● Collected data
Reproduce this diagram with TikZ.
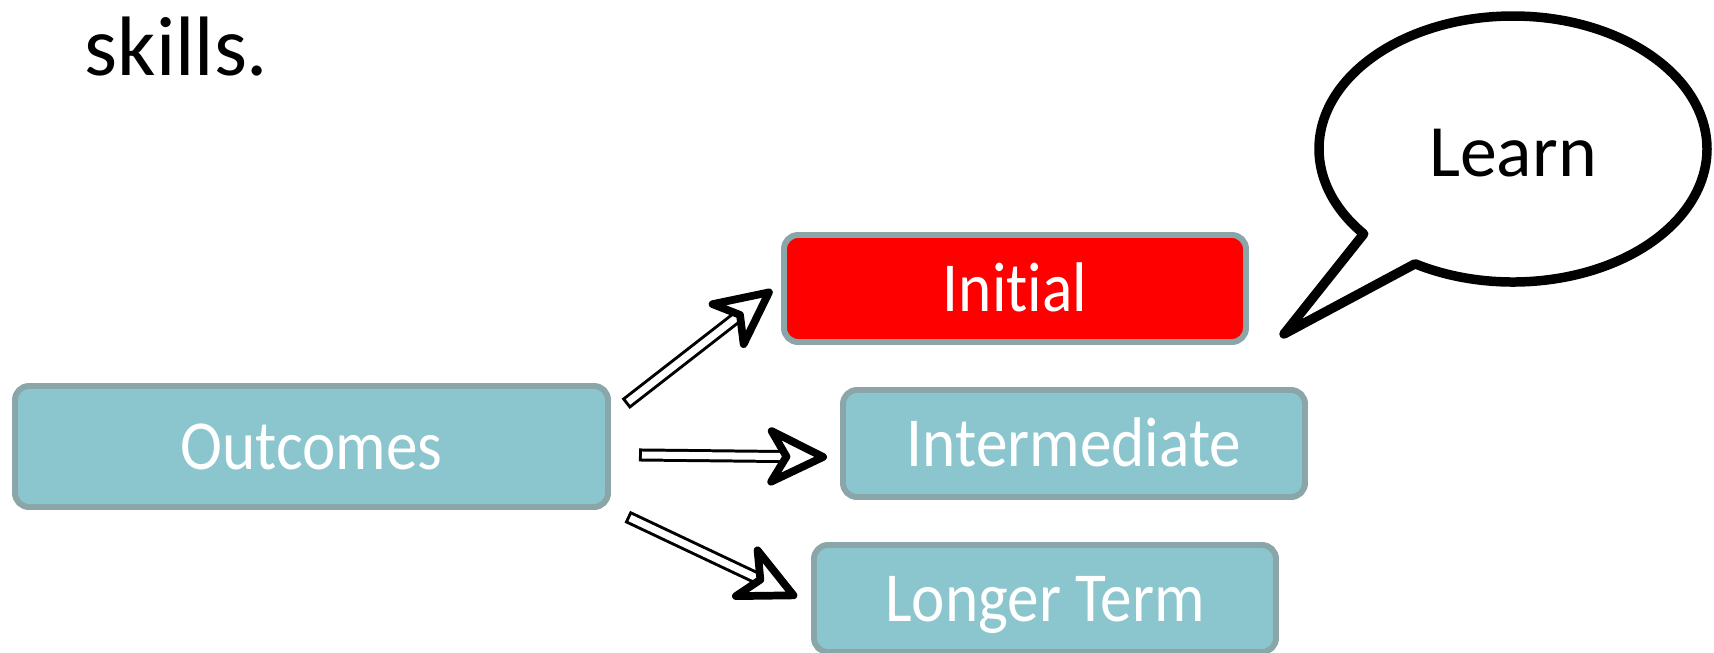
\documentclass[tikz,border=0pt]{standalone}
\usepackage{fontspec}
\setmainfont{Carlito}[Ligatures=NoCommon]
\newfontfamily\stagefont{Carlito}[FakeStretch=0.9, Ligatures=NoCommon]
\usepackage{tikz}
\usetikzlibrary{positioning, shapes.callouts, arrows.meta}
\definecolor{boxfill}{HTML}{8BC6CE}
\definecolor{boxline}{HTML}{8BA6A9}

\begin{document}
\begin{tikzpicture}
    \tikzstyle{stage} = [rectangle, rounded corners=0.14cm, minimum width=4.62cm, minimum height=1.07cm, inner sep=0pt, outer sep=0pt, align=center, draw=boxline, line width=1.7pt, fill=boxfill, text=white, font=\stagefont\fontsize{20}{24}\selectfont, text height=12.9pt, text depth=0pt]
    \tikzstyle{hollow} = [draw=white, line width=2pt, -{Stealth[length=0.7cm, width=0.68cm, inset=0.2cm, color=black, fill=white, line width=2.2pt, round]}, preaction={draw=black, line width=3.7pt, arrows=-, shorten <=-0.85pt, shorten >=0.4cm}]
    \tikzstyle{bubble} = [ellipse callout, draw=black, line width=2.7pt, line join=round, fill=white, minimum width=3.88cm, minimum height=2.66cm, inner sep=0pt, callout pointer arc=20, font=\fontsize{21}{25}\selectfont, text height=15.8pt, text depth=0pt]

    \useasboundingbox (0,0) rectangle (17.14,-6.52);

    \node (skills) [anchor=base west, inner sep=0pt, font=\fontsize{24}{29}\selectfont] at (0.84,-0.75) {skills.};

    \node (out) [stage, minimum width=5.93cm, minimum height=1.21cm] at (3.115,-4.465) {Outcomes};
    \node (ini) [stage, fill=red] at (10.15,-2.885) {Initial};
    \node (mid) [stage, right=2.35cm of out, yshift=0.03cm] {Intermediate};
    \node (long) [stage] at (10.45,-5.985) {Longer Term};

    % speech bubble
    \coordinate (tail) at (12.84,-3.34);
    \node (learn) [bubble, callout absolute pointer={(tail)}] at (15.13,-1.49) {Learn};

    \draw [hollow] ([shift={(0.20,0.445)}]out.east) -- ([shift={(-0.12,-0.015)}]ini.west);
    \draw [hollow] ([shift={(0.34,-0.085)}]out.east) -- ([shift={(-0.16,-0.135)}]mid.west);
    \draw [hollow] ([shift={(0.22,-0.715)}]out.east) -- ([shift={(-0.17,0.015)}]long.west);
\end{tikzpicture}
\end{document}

● What you should do
Begin at the top of the material above and output each line exactly, stopping after the line that holds "[anchor=base west, inner". Leave out pictures.

● The solution
Reproduce this diagram with TikZ.
\documentclass[tikz,border=0pt]{standalone}
\usepackage{fontspec}
\setmainfont{Carlito}[Ligatures=NoCommon]
\newfontfamily\stagefont{Carlito}[FakeStretch=0.9, Ligatures=NoCommon]
\usepackage{tikz}
\usetikzlibrary{positioning, shapes.callouts, arrows.meta}
\definecolor{boxfill}{HTML}{8BC6CE}
\definecolor{boxline}{HTML}{8BA6A9}

\begin{document}
\begin{tikzpicture}
    \tikzstyle{stage} = [rectangle, rounded corners=0.14cm, minimum width=4.62cm, minimum height=1.07cm, inner sep=0pt, outer sep=0pt, align=center, draw=boxline, line width=1.7pt, fill=boxfill, text=white, font=\stagefont\fontsize{20}{24}\selectfont, text height=12.9pt, text depth=0pt]
    \tikzstyle{hollow} = [draw=white, line width=2pt, -{Stealth[length=0.7cm, width=0.68cm, inset=0.2cm, color=black, fill=white, line width=2.2pt, round]}, preaction={draw=black, line width=3.7pt, arrows=-, shorten <=-0.85pt, shorten >=0.4cm}]
    \tikzstyle{bubble} = [ellipse callout, draw=black, line width=2.7pt, line join=round, fill=white, minimum width=3.88cm, minimum height=2.66cm, inner sep=0pt, callout pointer arc=20, font=\fontsize{21}{25}\selectfont, text height=15.8pt, text depth=0pt]

    \useasboundingbox (0,0) rectangle (17.14,-6.52);

    \node (skills) [anchor=base west, inner sep=0pt, font=\fontsize{24}{29}\selectfont] at (0.84,-0.75) {skills.};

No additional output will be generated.